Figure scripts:
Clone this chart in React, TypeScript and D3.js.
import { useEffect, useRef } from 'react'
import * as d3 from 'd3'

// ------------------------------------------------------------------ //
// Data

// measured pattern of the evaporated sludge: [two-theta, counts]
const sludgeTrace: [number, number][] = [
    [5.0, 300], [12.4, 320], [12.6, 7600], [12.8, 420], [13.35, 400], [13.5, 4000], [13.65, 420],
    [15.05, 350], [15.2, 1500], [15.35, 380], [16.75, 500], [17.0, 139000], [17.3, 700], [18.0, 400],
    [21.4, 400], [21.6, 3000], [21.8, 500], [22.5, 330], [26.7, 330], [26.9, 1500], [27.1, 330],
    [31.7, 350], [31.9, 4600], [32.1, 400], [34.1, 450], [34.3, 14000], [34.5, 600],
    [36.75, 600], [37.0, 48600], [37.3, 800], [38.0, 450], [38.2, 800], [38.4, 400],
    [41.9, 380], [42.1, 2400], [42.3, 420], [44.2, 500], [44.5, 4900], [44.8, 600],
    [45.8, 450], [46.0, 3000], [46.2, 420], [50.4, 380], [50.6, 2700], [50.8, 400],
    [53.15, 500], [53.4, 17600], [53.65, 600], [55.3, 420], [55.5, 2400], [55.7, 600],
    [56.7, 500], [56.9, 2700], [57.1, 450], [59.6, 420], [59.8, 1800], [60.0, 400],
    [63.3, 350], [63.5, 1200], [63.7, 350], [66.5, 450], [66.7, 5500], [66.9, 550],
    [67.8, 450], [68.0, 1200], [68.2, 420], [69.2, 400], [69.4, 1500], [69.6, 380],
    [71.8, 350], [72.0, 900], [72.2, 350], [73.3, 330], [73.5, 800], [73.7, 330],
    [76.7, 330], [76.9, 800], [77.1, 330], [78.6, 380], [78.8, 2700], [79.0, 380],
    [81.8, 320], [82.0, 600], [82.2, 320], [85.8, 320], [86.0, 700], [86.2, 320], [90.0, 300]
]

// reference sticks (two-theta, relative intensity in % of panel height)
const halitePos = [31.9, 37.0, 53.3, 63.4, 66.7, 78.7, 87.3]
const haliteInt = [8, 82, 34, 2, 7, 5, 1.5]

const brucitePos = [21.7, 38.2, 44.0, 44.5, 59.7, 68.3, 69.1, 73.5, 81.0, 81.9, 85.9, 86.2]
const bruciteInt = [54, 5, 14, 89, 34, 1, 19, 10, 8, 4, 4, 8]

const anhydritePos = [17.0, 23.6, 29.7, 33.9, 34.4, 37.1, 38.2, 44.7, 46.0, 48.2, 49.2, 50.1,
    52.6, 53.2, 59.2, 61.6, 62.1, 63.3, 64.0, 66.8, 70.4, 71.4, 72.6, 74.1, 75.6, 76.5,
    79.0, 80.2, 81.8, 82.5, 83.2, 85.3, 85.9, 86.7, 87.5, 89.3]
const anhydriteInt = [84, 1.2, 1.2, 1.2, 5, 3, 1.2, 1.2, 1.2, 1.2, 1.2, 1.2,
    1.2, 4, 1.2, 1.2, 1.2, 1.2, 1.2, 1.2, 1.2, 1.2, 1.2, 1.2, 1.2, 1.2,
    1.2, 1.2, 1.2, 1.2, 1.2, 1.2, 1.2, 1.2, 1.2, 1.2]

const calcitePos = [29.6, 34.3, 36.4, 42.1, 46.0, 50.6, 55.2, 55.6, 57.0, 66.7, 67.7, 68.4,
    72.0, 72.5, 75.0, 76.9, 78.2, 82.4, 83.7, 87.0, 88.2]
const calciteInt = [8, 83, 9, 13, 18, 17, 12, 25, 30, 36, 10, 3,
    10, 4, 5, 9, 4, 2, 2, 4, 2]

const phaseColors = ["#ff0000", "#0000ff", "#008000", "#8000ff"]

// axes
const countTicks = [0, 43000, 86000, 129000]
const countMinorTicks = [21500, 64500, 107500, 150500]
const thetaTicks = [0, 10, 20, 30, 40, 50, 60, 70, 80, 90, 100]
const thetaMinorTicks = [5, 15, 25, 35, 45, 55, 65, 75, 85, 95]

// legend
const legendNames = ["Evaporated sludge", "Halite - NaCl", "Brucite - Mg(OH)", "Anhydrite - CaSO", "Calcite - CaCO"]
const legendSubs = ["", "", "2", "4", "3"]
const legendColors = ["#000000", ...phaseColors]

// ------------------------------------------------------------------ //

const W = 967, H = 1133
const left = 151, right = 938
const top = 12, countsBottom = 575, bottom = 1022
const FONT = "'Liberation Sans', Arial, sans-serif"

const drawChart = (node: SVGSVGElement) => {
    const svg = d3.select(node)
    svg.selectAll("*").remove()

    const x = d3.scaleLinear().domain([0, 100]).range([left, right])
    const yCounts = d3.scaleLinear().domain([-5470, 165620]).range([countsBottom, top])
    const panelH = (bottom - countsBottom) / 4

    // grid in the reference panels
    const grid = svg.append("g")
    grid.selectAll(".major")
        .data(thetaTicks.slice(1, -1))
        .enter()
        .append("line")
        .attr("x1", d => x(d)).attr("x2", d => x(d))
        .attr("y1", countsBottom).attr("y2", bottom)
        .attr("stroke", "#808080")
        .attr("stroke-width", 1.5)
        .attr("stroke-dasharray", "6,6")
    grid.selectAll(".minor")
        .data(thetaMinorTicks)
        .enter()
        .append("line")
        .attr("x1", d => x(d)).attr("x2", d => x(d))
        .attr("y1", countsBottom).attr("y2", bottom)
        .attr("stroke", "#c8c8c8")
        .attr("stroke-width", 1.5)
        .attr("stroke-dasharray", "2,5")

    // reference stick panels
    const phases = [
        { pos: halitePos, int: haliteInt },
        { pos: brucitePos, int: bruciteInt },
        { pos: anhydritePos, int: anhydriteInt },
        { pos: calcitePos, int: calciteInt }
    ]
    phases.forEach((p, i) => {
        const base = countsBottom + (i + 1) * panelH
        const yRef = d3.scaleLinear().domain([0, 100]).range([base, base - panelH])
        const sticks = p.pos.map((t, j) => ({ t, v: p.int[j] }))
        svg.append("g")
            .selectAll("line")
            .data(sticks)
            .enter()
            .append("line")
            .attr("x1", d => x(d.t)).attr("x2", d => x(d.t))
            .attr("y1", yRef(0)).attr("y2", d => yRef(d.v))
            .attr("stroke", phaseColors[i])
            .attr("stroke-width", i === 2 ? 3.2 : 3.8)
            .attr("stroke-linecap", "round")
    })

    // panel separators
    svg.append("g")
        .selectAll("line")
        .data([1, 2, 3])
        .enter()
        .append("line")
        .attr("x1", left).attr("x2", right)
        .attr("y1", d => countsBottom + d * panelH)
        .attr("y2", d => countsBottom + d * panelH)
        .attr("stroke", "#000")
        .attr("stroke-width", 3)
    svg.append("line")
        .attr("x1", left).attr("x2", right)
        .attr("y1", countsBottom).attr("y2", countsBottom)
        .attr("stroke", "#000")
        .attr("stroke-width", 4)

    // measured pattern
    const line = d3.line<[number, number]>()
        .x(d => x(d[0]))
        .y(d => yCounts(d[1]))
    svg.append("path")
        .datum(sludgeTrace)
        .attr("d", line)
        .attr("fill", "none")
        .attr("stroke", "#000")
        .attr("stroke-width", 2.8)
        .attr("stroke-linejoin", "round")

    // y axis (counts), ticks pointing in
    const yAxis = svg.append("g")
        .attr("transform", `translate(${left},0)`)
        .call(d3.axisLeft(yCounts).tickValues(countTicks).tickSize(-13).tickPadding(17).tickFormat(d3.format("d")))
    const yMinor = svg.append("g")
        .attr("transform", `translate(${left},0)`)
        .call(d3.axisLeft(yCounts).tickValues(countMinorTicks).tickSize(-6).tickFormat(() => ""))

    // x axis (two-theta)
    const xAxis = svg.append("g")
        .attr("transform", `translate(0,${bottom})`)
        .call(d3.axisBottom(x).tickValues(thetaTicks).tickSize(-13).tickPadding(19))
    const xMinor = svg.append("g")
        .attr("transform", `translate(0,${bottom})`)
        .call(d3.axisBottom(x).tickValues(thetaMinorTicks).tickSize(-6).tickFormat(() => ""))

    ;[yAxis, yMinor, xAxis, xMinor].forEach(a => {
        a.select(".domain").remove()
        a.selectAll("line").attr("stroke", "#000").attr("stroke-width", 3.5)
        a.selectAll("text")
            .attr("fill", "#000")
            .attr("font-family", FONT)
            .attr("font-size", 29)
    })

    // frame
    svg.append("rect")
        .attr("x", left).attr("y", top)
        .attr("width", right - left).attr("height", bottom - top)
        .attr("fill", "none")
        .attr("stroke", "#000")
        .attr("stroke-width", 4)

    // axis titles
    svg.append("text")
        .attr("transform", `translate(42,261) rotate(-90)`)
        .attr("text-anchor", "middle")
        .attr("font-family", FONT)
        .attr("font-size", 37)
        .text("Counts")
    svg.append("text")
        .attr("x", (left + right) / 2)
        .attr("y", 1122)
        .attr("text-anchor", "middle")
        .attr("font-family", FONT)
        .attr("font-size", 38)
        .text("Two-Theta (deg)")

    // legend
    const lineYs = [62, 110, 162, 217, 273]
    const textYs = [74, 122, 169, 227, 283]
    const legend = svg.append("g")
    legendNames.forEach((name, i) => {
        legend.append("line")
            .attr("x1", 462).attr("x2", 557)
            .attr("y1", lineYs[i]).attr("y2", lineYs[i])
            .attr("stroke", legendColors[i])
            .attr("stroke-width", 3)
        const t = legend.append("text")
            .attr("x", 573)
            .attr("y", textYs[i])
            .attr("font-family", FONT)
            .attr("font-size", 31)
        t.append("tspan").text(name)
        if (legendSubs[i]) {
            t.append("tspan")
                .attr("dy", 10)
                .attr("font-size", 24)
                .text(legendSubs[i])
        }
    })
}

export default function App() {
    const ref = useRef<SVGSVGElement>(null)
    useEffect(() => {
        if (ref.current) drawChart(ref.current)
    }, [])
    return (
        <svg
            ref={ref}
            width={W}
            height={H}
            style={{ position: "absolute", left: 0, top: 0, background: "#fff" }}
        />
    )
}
---
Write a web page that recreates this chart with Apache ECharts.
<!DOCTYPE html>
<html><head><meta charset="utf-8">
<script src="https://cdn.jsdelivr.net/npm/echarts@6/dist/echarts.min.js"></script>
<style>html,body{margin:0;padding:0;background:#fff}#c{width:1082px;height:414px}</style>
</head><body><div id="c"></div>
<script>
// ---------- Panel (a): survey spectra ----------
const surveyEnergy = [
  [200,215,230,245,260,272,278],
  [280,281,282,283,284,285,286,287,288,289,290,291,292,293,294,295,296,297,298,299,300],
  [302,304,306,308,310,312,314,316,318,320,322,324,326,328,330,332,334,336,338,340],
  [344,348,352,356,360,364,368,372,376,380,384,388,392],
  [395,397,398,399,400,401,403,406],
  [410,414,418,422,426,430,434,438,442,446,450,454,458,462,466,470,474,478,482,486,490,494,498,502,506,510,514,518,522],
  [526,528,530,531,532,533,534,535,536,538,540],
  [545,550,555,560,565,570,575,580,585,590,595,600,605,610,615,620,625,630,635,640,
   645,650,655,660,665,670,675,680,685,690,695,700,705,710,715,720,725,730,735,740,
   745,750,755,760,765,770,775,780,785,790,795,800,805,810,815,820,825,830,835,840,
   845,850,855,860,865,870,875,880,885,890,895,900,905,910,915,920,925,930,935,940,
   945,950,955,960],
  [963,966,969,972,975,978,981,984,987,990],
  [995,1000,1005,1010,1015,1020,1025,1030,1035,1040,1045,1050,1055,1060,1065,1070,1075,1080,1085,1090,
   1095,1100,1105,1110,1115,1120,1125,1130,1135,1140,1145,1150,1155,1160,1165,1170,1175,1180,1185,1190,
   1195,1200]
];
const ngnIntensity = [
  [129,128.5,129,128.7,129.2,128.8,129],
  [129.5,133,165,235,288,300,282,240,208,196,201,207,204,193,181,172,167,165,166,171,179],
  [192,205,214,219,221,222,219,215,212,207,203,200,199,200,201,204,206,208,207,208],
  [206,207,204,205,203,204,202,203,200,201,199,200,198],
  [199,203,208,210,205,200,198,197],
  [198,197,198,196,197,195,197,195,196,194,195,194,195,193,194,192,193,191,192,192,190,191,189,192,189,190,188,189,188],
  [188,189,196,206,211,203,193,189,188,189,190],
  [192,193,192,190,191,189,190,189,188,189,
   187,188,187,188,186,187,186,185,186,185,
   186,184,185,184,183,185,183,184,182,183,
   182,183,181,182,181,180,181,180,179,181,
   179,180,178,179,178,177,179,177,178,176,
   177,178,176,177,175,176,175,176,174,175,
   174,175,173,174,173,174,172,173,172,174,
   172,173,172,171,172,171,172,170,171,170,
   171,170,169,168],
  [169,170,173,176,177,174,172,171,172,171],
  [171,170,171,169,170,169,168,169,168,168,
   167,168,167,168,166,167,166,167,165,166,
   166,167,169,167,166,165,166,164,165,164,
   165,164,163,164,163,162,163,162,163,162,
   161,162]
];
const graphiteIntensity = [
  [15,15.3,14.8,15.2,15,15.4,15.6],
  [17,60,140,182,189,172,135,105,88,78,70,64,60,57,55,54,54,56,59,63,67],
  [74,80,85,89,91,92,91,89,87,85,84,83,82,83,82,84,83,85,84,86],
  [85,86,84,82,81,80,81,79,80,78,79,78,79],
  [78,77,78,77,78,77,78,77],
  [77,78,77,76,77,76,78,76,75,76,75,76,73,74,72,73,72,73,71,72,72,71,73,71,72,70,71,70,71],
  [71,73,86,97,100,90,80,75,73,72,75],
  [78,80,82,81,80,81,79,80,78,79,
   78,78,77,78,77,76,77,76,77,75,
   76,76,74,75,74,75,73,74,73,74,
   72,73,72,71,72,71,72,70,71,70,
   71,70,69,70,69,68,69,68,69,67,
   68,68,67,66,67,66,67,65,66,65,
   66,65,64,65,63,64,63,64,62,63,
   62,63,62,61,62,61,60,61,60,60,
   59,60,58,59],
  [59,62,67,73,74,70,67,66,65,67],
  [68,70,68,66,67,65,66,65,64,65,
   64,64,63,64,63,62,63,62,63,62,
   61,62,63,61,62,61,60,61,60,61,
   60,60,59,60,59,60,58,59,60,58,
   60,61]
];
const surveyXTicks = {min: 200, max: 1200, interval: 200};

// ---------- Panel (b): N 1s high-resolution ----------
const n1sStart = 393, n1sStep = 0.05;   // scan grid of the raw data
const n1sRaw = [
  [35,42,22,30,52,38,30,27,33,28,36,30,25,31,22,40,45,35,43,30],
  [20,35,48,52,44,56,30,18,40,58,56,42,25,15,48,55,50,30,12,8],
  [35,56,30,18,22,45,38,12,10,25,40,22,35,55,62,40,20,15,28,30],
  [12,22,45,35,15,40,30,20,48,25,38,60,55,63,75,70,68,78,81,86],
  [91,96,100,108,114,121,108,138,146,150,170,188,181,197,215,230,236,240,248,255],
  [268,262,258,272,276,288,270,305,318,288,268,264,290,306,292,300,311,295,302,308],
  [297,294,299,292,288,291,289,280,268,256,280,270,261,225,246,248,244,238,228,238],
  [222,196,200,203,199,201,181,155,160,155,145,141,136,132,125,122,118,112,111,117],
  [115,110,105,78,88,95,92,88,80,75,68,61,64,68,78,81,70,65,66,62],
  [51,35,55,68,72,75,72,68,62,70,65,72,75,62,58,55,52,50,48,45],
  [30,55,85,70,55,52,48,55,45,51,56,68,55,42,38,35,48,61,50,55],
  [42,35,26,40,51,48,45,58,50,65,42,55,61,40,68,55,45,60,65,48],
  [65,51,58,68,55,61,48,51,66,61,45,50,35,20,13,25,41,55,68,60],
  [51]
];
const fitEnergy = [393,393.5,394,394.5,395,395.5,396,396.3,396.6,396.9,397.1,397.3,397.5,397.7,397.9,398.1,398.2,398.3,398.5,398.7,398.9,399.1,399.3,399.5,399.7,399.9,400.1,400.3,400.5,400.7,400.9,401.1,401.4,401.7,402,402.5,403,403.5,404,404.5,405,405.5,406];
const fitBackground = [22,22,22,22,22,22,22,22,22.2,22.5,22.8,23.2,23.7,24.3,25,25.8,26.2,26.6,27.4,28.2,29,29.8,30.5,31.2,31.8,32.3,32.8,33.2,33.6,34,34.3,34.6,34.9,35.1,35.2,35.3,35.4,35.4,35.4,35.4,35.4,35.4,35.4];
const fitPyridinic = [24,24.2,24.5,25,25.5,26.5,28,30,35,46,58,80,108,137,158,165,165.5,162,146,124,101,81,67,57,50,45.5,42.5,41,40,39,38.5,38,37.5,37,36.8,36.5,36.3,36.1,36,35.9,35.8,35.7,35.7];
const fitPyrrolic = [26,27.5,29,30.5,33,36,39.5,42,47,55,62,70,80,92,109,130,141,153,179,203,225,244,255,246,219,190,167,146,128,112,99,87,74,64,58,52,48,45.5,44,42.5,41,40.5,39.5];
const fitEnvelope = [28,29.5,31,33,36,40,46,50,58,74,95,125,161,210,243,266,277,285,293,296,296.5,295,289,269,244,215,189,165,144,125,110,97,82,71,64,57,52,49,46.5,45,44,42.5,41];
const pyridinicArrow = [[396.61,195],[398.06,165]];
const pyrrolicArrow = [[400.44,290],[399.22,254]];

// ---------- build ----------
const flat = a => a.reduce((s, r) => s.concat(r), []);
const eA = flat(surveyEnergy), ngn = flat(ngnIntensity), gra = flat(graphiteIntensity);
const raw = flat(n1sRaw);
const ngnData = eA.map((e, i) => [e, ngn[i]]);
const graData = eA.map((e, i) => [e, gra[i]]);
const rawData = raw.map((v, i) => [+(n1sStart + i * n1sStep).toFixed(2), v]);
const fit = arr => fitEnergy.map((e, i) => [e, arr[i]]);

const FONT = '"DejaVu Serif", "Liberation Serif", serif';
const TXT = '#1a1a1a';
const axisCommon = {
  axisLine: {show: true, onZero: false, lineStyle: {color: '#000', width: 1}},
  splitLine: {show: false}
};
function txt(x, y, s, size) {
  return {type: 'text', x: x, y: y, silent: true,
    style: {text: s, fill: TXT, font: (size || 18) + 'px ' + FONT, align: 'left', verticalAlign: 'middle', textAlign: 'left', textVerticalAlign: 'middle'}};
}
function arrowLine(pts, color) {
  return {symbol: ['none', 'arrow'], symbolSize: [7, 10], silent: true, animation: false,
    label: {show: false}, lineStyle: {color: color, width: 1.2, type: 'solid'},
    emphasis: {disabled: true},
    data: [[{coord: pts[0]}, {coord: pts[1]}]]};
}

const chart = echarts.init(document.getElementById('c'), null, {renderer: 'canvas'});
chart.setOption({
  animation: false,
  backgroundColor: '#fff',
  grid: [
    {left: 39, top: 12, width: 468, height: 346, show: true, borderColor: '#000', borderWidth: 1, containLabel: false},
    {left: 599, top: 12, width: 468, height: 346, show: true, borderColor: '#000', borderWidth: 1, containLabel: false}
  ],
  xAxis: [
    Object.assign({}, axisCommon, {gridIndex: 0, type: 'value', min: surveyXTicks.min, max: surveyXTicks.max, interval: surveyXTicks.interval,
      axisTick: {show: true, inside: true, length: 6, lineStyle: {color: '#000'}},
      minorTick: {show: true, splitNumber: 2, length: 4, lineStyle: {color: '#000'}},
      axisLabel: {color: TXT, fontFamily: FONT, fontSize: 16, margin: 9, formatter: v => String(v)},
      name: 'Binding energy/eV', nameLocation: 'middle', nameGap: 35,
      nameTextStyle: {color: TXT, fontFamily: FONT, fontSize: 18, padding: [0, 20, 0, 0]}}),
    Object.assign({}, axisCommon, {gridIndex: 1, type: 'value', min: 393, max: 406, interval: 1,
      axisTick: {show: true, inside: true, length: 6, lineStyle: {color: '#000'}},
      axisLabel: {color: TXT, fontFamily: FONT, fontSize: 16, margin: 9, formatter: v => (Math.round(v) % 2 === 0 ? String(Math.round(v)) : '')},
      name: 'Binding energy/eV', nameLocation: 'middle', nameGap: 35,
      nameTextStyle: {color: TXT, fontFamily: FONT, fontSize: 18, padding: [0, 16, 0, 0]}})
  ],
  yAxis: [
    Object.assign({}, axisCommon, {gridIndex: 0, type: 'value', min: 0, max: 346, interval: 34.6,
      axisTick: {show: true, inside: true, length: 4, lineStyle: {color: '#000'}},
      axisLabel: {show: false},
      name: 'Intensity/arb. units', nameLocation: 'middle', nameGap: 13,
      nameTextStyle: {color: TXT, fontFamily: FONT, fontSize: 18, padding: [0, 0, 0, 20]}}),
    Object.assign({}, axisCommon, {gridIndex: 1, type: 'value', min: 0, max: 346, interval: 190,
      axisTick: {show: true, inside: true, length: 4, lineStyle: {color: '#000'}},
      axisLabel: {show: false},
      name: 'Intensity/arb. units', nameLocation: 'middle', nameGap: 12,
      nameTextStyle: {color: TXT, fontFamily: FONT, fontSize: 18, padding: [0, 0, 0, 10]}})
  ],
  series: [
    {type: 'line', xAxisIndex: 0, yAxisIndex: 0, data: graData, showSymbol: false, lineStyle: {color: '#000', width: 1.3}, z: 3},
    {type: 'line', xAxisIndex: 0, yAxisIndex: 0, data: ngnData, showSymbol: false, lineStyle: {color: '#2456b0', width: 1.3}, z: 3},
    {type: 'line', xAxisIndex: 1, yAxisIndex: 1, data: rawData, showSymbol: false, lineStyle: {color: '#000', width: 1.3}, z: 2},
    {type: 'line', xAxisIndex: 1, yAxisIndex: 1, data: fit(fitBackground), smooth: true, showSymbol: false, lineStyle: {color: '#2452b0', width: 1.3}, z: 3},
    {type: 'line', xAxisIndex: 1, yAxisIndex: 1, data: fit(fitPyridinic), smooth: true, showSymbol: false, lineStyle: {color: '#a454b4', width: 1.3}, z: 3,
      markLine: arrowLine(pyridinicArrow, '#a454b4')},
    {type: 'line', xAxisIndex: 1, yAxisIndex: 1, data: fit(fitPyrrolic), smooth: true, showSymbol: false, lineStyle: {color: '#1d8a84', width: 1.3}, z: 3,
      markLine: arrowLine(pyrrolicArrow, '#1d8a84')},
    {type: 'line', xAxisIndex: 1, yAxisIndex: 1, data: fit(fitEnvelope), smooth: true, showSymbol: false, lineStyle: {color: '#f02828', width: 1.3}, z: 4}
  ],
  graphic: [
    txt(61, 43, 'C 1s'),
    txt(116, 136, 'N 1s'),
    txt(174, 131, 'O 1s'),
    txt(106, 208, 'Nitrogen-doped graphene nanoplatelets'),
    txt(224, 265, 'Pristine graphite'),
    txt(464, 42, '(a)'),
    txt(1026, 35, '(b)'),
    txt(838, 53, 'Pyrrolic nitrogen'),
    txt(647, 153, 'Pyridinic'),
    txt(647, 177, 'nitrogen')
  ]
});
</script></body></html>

### Aim:
Using the listing above, state the number of lines that hold "this", with no other text.

### Completed task:
2